An end-of-summit communique sets out the measures the PA says it will take to reform itself.
The 17-page document refers to the goal of a sovereign, democratic and territorially-contiguous Palestinian state - existing side by side with Israel.
The Israelis are called on to dismantle the system of restrictions hampering economic activity, and the Palestinians are to carry out reforms, including the consolidation of the security and intelligence services.
The communique states that "while participants noted that the situation on the ground remains fragile, they underlined the importance of working to establish a virtuous circle and the renewal of progress towards peace through the full implementation of the roadmap".
As the 23-nation conference opened earlier on Tuesday, Mr Abbas said his administration was ready to work "hand in hand" with Israel.
Among those attending was US Secretary of State Condoleezza Rice, who urged Israelis to avoid taking actions that could harm the fragile peace process.
Islamic Jihad militants in Hebron
Palestinian militants are threatening the peace process
She praised Israel's "historic step" to disengage from the Gaza Strip and parts of the West Bank later this year.
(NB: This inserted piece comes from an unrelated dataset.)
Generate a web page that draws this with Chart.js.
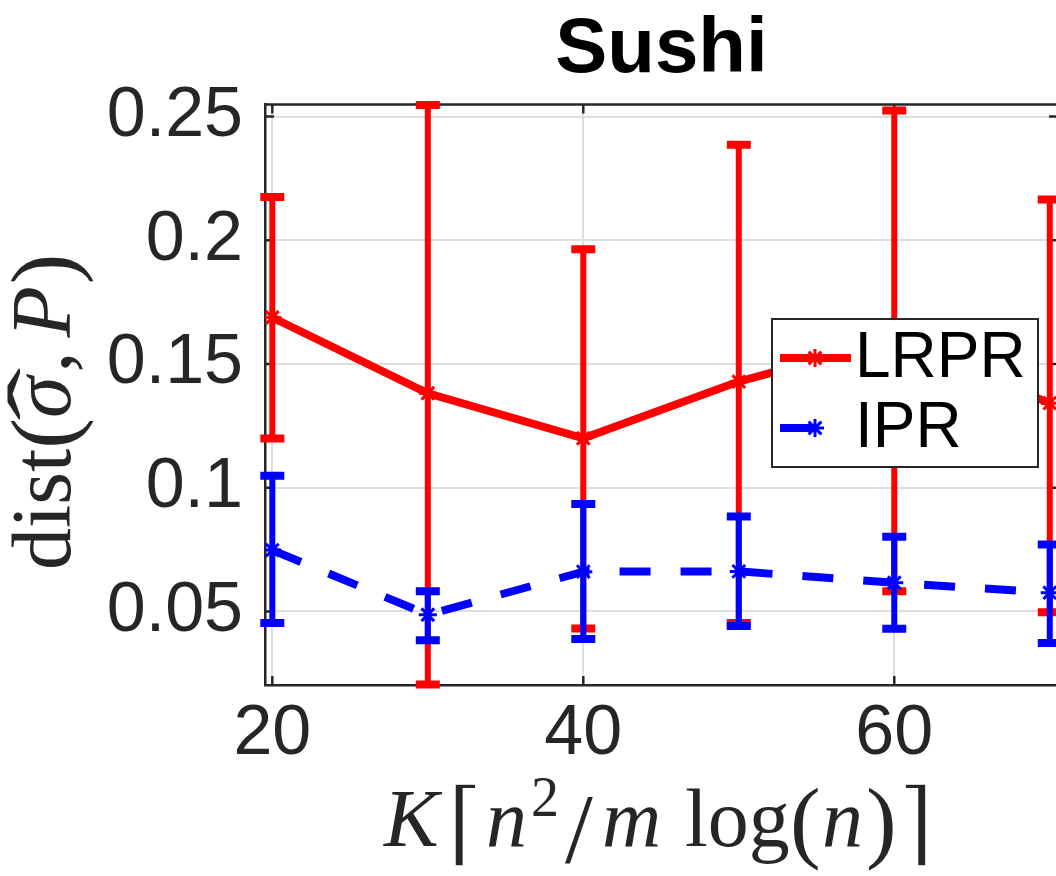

But she said Israel "must take no actions that prejudice a final settlement and must help ensure that a new Palestinian state is truly viable".
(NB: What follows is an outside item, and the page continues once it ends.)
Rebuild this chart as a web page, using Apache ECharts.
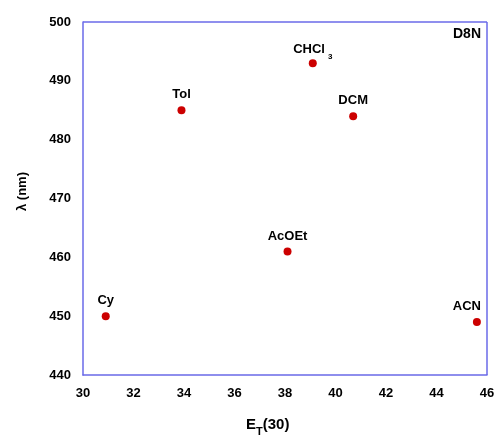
<!DOCTYPE html>
<html>
<head>
<meta charset="utf-8">
<script src="https://cdn.jsdelivr.net/npm/echarts@6/dist/echarts.min.js"></script>
<style>
html,body{margin:0;padding:0;background:#fff;}
#chart{width:499px;height:441px;}
</style>
</head>
<body>
<div id="chart"></div>
<script>
// Solvent names, E_T(30) polarity values and emission maxima (nm)
const solvents = ['Cy', 'Tol', 'AcOEt', 'CHCl3', 'DCM', 'ACN'];
const etValues = [30.9, 33.9, 38.1, 39.1, 40.7, 45.6];
const lambdaValues = [450, 485, 461, 493, 484, 449];
const xTicks = [30, 32, 34, 36, 38, 40, 42, 44, 46];
const yTicks = [440, 450, 460, 470, 480, 490, 500];

const FONT = '"Liberation Sans", Arial, sans-serif';
const axisColor = '#6a6ae8';

// label nudges: ACN sits against the right frame, CHCl3 carries a subscript
const labelOffsets = { ACN: [-10, 0], CHCl3: [0, 7] };

const points = solvents.map((name, i) => ({
  name: name,
  value: [etValues[i], lambdaValues[i]],
  label: {
    formatter: name === 'CHCl3' ? '{b|CHCl}{s|3}' : '{b|' + name + '}',
    offset: labelOffsets[name] || [0, 0]
  }
}));

const chart = echarts.init(document.getElementById('chart'));
chart.setOption({
  animation: false,
  backgroundColor: '#fff',
  grid: { left: 83, top: 22, right: 12, bottom: 66 },
  xAxis: {
    type: 'value', min: xTicks[0], max: xTicks[xTicks.length - 1], interval: 2,
    axisLine: { onZero: false, lineStyle: { color: axisColor, width: 1.5 } },
    axisTick: { show: false },
    splitLine: { show: false },
    axisLabel: { color: '#000', fontWeight: 'bold', fontSize: 13, fontFamily: FONT, margin: 12 }
  },
  yAxis: {
    type: 'value', min: yTicks[0], max: yTicks[yTicks.length - 1], interval: 10,
    axisLine: { onZero: false, lineStyle: { color: axisColor, width: 1.5 } },
    axisTick: { show: false },
    splitLine: { show: false },
    axisLabel: { color: '#000', fontWeight: 'bold', fontSize: 13, fontFamily: FONT, margin: 12 },
    name: 'λ (nm)', nameLocation: 'middle', nameGap: 54, nameRotate: 90,
    nameTextStyle: { color: '#000', fontWeight: 'bold', fontSize: 13, fontFamily: FONT, padding: [0, 0, 0, 14] }
  },
  graphic: [
    // frame on top and right sides
    { type: 'line', shape: { x1: 83, y1: 22, x2: 487, y2: 22 }, style: { stroke: axisColor, lineWidth: 1.5 } },
    { type: 'line', shape: { x1: 487, y1: 22, x2: 487, y2: 375 }, style: { stroke: axisColor, lineWidth: 1.5 } },
    { type: 'text', right: 18, top: 27, style: { text: 'D8N', fill: '#000', font: 'bold 14px ' + FONT } },
    // x-axis title with subscript
    {
      type: 'text', left: 246, top: 417,
      style: {
        text: '{e|E}{t|T}{e|(30)}',
        rich: {
          e: { fontSize: 15, fontWeight: 'bold', fontFamily: FONT, fill: '#000' },
          t: { fontSize: 11, fontWeight: 'bold', fontFamily: FONT, fill: '#000', padding: [14, 0, 0, 0] }
        }
      }
    }
  ],
  series: [{
    type: 'scatter',
    symbol: 'circle', symbolSize: 8,
    itemStyle: { color: '#cc0000', opacity: 1 },
    data: points,
    label: {
      show: true, position: 'top', distance: 5, color: '#000',
      rich: {
        b: { fontSize: 13, fontWeight: 'bold', fontFamily: FONT, color: '#000' },
        s: { fontSize: 8, fontWeight: 'bold', fontFamily: FONT, color: '#000', padding: [16, 0, 0, 3] }
      }
    }
  }]
});
</script>
</body>
</html>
She also called on Arab countries to crack down on militant groups that target Israel.
Israel did not attend the meeting, but was said to be watching closely.
Mr Blair - who hosted the one-day conference - said its aim was to promote a two-state solution to the Middle East conflict.
Participants also include United Nations Secretary General Kofi Annan and representatives from five other international institutions.
He said he saw a moment of "promise and potential" in the Middle East and urged "key players keep their eyes on the ultimate prize of a lasting peace".
Mr Abbas earlier condemned last week's suicide bombing in Tel Aviv.
"Extremist elements are determined to sabotage any peace process and to sabotage any plans to solve political problems through peaceful means," he said.
Mr Abbas added the Palestinian Authority was "determined to carry on on the peace path".
Friday's suicide attack killed five people. It was the first of its kind since Mr Abbas took office in January.
It is not clear who was behind the suicide bombing, but Israel has said it holds Syria responsible. Syria denies involvement.